Texas Eastern Transmission (Tetco) began an open season last Thursday for incremental pipeline capacity on a proposed expansion that would give Rocky Mountain producers greater access to natural gas markets in the U.S. Northeast. The open season will close Sept. 28.

The “Northern Bridge” expansion project would provide incremental capacity from Clarington, OH, where the Rockies Express Pipeline (REX) will terminate, to Oakford, PA, in the Philadelphia-Camden metropolitan area, where Rocky Mountain producers would have access to several interstate pipeline and storage options, said Houston-based Spectra Energy.

The project “will possibly involve some additional looping” of the Texas Eastern pipeline system, said spokesman John Sheridan.

The exact size of the project will be determined by the results of the open season, Spectra Energy said. The capacity is expected to be between 200 MMcf/d and 500 MMcf/d, with an anticipated cost of $100-150 million. The company has targeted the project to be in service in late 2009.

Spectra Energy said it also plans to explore the need to build further incremental pipeline capacity from Oakford in Bucks County, PA, to Northeast gas markets.

In a recent report, Bentek Energy LLC pointed out the need for additional capacity to move gas supplies eastward from the REX terminus (see NGI, Aug. 13).

Spectra Energy, which comprises the former natural gas businesses of Duke Energy, became a stand-alone, publicly traded company in January, emerging as one of the leading pure-play gas midstream companies in North America. The company owns Texas Eastern Transmission, one of the largest gas pipeline systems in North America with 6.2 Bcf of daily throughput and 75.1 Bcf of storage.

The company said it plans to invest about $1.5 billion, which is half of its projected capital expenditures for the next three years, in building expansions that will bring incremental natural gas supplies to the growing New England, New York and New Jersey markets.

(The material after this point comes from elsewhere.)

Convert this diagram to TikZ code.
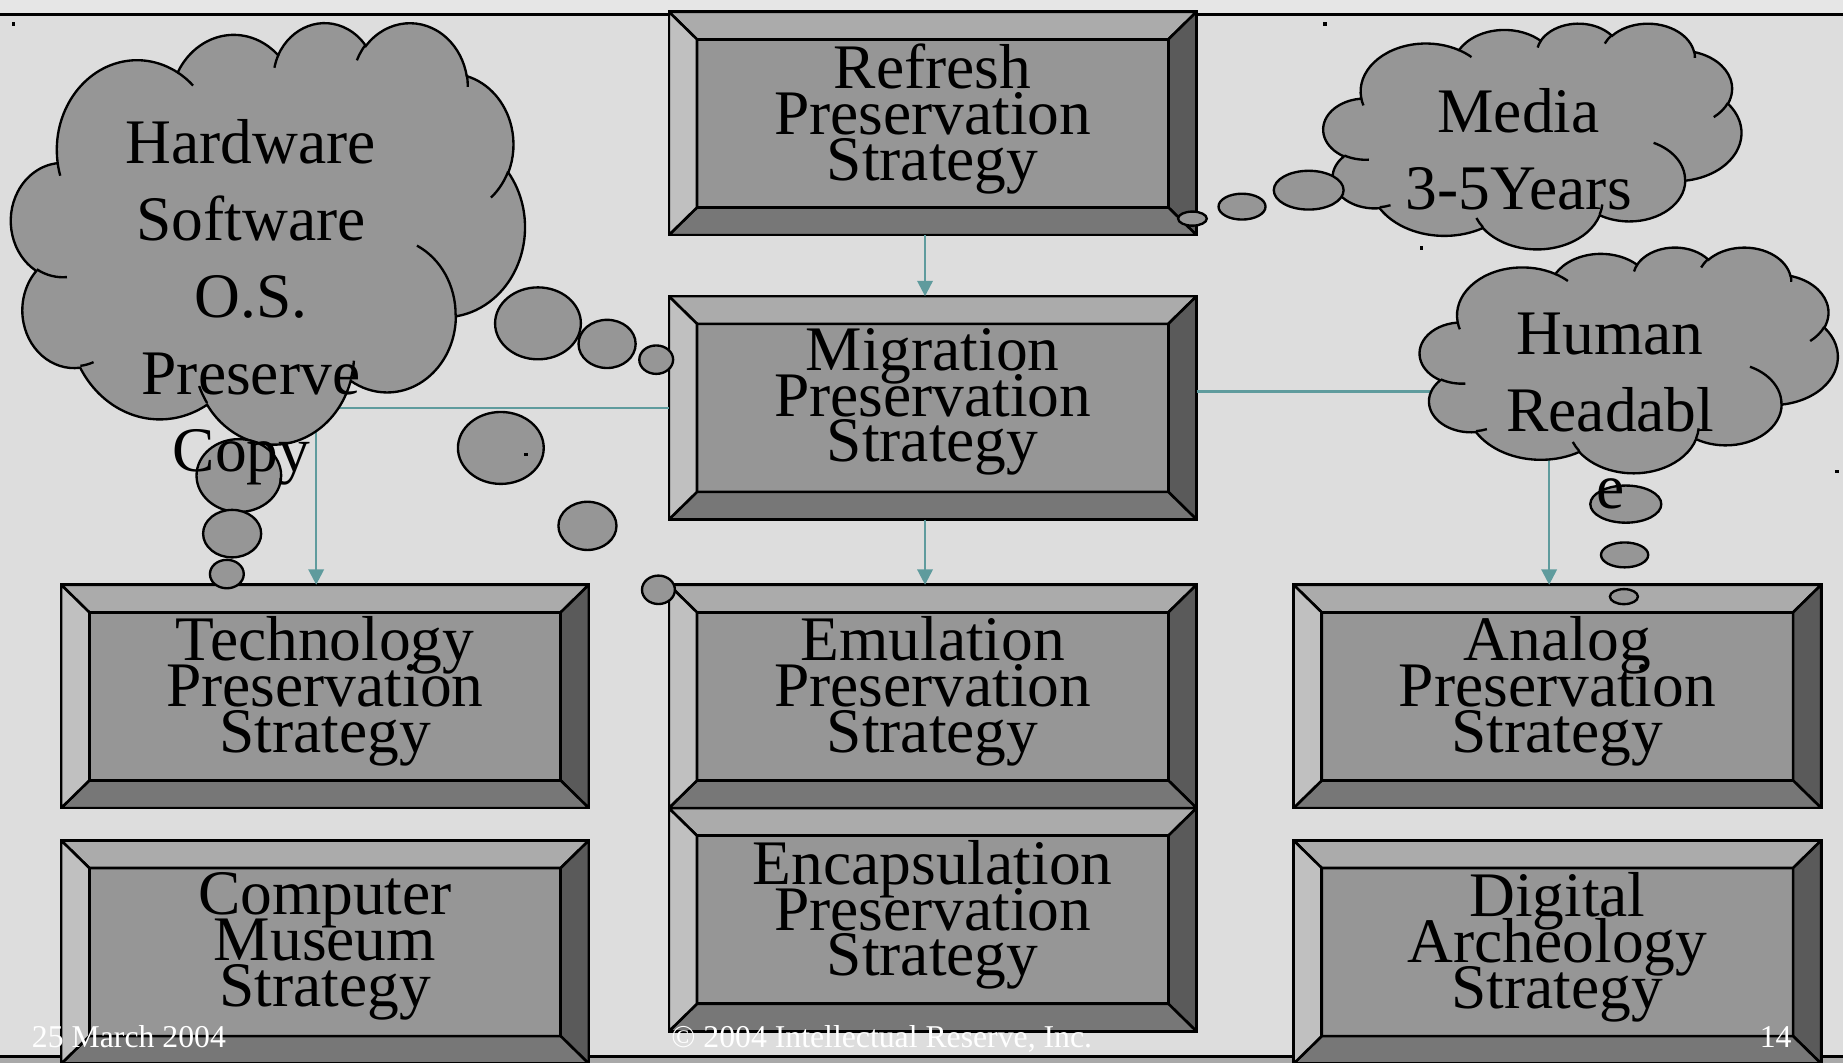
\documentclass[tikz,border=0pt]{standalone}
\usepackage{fontspec}
\setmainfont{Liberation Serif}
\usetikzlibrary{arrows.meta}
\definecolor{bgmain}{HTML}{DDDDDD}
\definecolor{bgtop}{HTML}{E6E6E6}
\definecolor{bgbot}{HTML}{A9A9A9}
\definecolor{face}{HTML}{969696}
\definecolor{bevT}{HTML}{ABABAB}
\definecolor{bevL}{HTML}{C0C0C0}
\definecolor{bevR}{HTML}{5A5A5A}
\definecolor{bevB}{HTML}{777777}
\definecolor{connc}{HTML}{5F9B9D}
\newcommand\boxfont{\fontsize{54pt}{39pt}\selectfont\lineskiplimit=-100pt\lineskip=0pt}
\newcommand\cloudfont{\fontsize{54pt}{65.6pt}\selectfont}
\newcommand\footfont{\fontsize{27pt}{30pt}\selectfont}
\tikzset{
  carc/.code n args={4}{%
    \pgfmathsetmacro\carcS{atan2((#1)*sin(#3),(#2)*cos(#3))}%
    \pgfmathsetmacro\carcE{atan2((#1)*sin((#3)+(#4)),(#2)*cos((#3)+(#4)))}%
    \pgfmathsetmacro\carcD{\carcE-\carcS}%
    \pgfmathsetmacro\carcD{\carcD+360*((#4)>0)*(\carcD<0)-360*((#4)<0)*(\carcD>0)}%
    \edef\carcTmp{\noexpand\pgfkeysalso{x radius=#1,y radius=#2,start angle=\carcS,delta angle=\carcD}}%
    \carcTmp},
  cloudst/.style={fill=face,draw=black,line width=2pt},
  stubst/.style={draw=black,line width=2pt},
  bevelbox/.style={draw=black,line width=2.2pt,fill=face,minimum width=449pt,minimum height=190pt,
    inner sep=0pt,outer sep=0pt,
    path picture={
      \coordinate (bA) at (path picture bounding box.north west);
      \coordinate (bC) at (path picture bounding box.south east);
      \coordinate (bB) at (bA -| bC);
      \coordinate (bD) at (bC -| bA);
      \coordinate (ba) at ([shift={(24,23.5)}]bA);
      \coordinate (bb) at ([shift={(-24,23.5)}]bB);
      \coordinate (bc) at ([shift={(-24,-23.5)}]bC);
      \coordinate (bd) at ([shift={(24,-23.5)}]bD);
      \filldraw[fill=bevT,draw=black,line width=2.2pt] (bA)--(bB)--(bb)--(ba)--cycle;
      \filldraw[fill=bevR,draw=black,line width=2.2pt] (bB)--(bC)--(bc)--(bb)--cycle;
      \filldraw[fill=bevB,draw=black,line width=2.2pt] (bC)--(bD)--(bd)--(bc)--cycle;
      \filldraw[fill=bevL,draw=black,line width=2.2pt] (bD)--(bA)--(ba)--(bd)--cycle;
      \draw[black,line width=2.2pt] (ba)--(bb)--(bc)--(bd)--cycle;
    }},
  btext/.style={font=\boxfont,align=center,anchor=north,inner sep=0pt},
  ctext/.style={font=\cloudfont,align=center,anchor=north,inner sep=0pt},
  foot/.style={font=\footfont,text=white,anchor=base west,inner sep=0pt},
  conn/.style={draw=connc,line width=2pt,-{Triangle[length=13pt,width=13pt]}},
}
\newcommand\pptcloud{%
  \filldraw[cloudst] (39.00,143.70)
    arc[carc={67.53}{91.90}{-190.48748}{123.78053}]
    arc[carc={53.33}{72.67}{-144.10238}{89.94523}]
    arc[carc={43.65}{59.45}{-145.80792}{99.72302}]
    arc[carc={48.57}{65.95}{-130.98607}{117.24173}]
    arc[carc={53.33}{72.73}{-78.70888}{109.02692}]
    arc[carc={67.75}{92.20}{-46.26725}{130.269}]
    arc[carc={57.85}{78.67}{0.62502}{114.03333}]
    arc[carc={67.52}{92.15}{22.4516}{115.17255}]
    arc[carc={77.20}{105.43}{66.24263}{75.71102}]
    arc[carc={43.60}{59.18}{-274.94208}{146.73557}]
    arc[carc={43.45}{59.45}{-246.8285}{152.51885}]
    -- cycle;
  \draw[stubst]
    (46.93,261.77) arc[carc={43.45}{59.45}{86.742}{26.4295}]
    (69.28,348.99) arc[carc={43.60}{59.18}{73.61047}{11.44747}]
    (164.78,390.90) arc[carc={67.52}{92.15}{137.62415}{14.0811}]
    (288.27,347.51) arc[carc={67.52}{92.15}{6.45327}{15.99835}]
    (341.29,229.54) arc[carc={57.85}{78.67}{-70.29235}{70.91737}]
    (417.98,153.54) arc[carc={53.33}{72.73}{30.31803}{27.7515}]
    (383.24,54.26) arc[carc={48.57}{65.95}{-13.74433}{14.8589}]
    (290.78,39.52) arc[carc={48.57}{65.95}{-149.18145}{18.19537}]
    (221.41,47.20) arc[carc={43.65}{59.45}{-163.49427}{17.68635}]
    (140.00,51.92) arc[carc={67.53}{91.90}{-66.70695}{12.31935}]
    (41.27,157.89) arc[carc={67.53}{91.90}{157.65435}{11.85817}];
}
\begin{document}
\begin{tikzpicture}[x=1pt,y=-1pt]
\useasboundingbox (0,0) rectangle (1568,904);
% background
\fill[bgmain] (0,0) rectangle (1568,904);
\fill[bgtop] (0,0) rectangle (1568,12);
\fill[bgbot] (0,899) rectangle (1568,904);
\draw[black,line width=2.5pt] (0,12) -- (1568,12);
\draw[black,line width=2.5pt] (0,898.5) -- (1568,898.5);
% boxes
\node[bevelbox] (refresh) at (793.5,105) {};
\node[bevelbox] (migration) at (793.5,347) {};
\node[bevelbox] (technology) at (276.5,592.5) {};
\node[bevelbox] (museum) at (276.5,810) {};
\node[bevelbox] (emulation) at (793.5,592.5) {};
\node[bevelbox] (encapsulation) at (793.5,782.5) {};
\node[bevelbox] (analog) at (1325,592.5) {};
\node[bevelbox] (digital) at (1325,810) {};
% connectors
\coordinate (cxa) at (787,0);
\coordinate (lx) at (269,347);
\coordinate (rx) at (1318,333);
\draw[conn] (refresh.south -| cxa) -- (migration.north -| cxa);
\draw[conn] (migration.south -| cxa) -- (emulation.north -| cxa);
\draw[conn] (migration.west |- lx) -| (technology.north -| lx);
\draw[conn] (migration.east |- rx) -| (analog.north -| rx);
% clouds
\begin{scope}[shift={(9.5,18.5)},x=1.01157pt,y=-0.82986pt]
  \pptcloud
\end{scope}
\begin{scope}[shift={(1126,19.5)},x=0.82292pt,y=-0.44444pt]
  \pptcloud
\end{scope}
\begin{scope}[shift={(1208,210)},x=0.82292pt,y=-0.44444pt]
  \pptcloud
\end{scope}
% bubbles
\draw[cloudst] (457.7,275.1) ellipse [x radius=36.5,y radius=30.6];
\draw[cloudst] (516.5,292.6) ellipse [x radius=24.3,y radius=20.5];
\draw[cloudst] (558.3,306) ellipse [x radius=14.4,y radius=12.1];
\draw[cloudst] (426.1,381.1) ellipse [x radius=36.5,y radius=30.6];
\draw[cloudst] (499.8,447.4) ellipse [x radius=24.7,y radius=20.5];
\draw[cloudst] (560.2,501.8) ellipse [x radius=14,y radius=12.1];
\draw[cloudst] (203.2,404.6) ellipse [x radius=36,y radius=31];
\draw[cloudst] (197.5,454) ellipse [x radius=24.7,y radius=20.2];
\draw[cloudst] (193,488.4) ellipse [x radius=14.4,y radius=12.1];
\draw[cloudst] (1113.4,161.8) ellipse [x radius=29.7,y radius=16.5];
\draw[cloudst] (1056.7,175.8) ellipse [x radius=20,y radius=11];
\draw[cloudst] (1014.5,186) ellipse [x radius=12.2,y radius=6];
\draw[cloudst] (1383.2,428.9) ellipse [x radius=30.2,y radius=15.8];
\draw[cloudst] (1382.2,472.1) ellipse [x radius=20.1,y radius=10.6];
\draw[cloudst] (1381.6,507.6) ellipse [x radius=11.9,y radius=6.4];
% box texts
\node[btext] (refresh-t) at (793.5,37.1) {Refresh\\Preservation\\Strategy};
\node[btext] (migration-t) at (793.5,279.1) {Migration\\Preservation\\Strategy};
\node[btext] (technology-t) at (276.5,524.6) {Technology\\Preservation\\Strategy};
\node[btext] (museum-t) at (276.5,742.1) {Computer\\Museum\\Strategy};
\node[btext] (emulation-t) at (793.5,524.6) {Emulation\\Preservation\\Strategy};
\node[btext] (encapsulation-t) at (793.5,714.6) {Encapsulation\\Preservation\\Strategy};
\node[btext] (analog-t) at (1325,524.6) {Analog\\Preservation\\Strategy};
\node[btext] (digital-t) at (1325,742.1) {Digital\\Archeology\\Strategy};
% cloud texts
\node[ctext] (hw-t) at (213.5,101.1) {Hardware\\Software\\O.S.\\Preserve\\Copy\hspace*{16pt}};
\node[ctext] (media-t) at (1292,74.8) {Media\\3-5Years};
\node[ctext] (human-t) at (1370,265.8) {Human\\Readabl\\e};
% small dots
\fill[black] (9.9,18.7) rectangle ++(3,3);
\fill[black] (1125.8,18.7) rectangle ++(3,3);
\fill[black] (1207.8,209.4) rectangle ++(3,3);
\fill[black] (1561.3,399.5) rectangle ++(3,3);
\fill[black] (445.9,385.3) rectangle ++(3,3);
% footer
\node[foot] (fdate) at (27,891) {25 March 2004};
\node[foot] (fcopy) at (571,891) {© 2004 Intellectual Reserve, Inc.};
\node[foot] (fpage) at (1497,891) {14};
\end{tikzpicture}
\end{document}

“We’re connecting supply from all compass points and moving it to the Northeast region,” said Spectra Energy President Fred Fowler.

Spectra Energy said it is still developing its proposed East-to-West project, which entails an expansion of the company’s Algonquin Gas Transmission pipeline system to bring more than 1 Bcf/d of eastern liquefied natural gas (LNG) supplies into Northeast markets. Spectra Energy plans to file a project application with the Federal Energy Regulatory Commission in either January or February of next year, Sheridan said.

The East-to-West project would allow Algonquin to reverse flow on its system to transport LNG supplies from the eastern seaboard to the New England and Northeast markets and will transform traditional gas flow in the Northeast, Spectra Energy said.

In addition to the high-growth markets on Algonquin, the new LNG supplies would be able to access additional markets through existing interconnects with Spectra Energy’s Texas Eastern pipeline and Maritimes & Northeast pipeline, as well as four other market-area interstate pipelines, the company noted. The project is slated to be in service by Nov. 1, 2009.

Gas demand in the Northeast and Mid-Atlantic region is expected to grow by approximately 25% to more than 13 Bcf/d by 2015, according to Spectra Energy. In order to meet that demand growth, Spectra Energy noted that it has several projects under construction, including the Texas Eastern Incremental Market Expansion (TIME) II project, Algonquin Northeast Gateway project, Algonquin Cape Cod extension, Algonquin Ramapo expansion and Maritimes & Northeast’s Phase IV expansion project where Spectra Energy serves as the lead partner.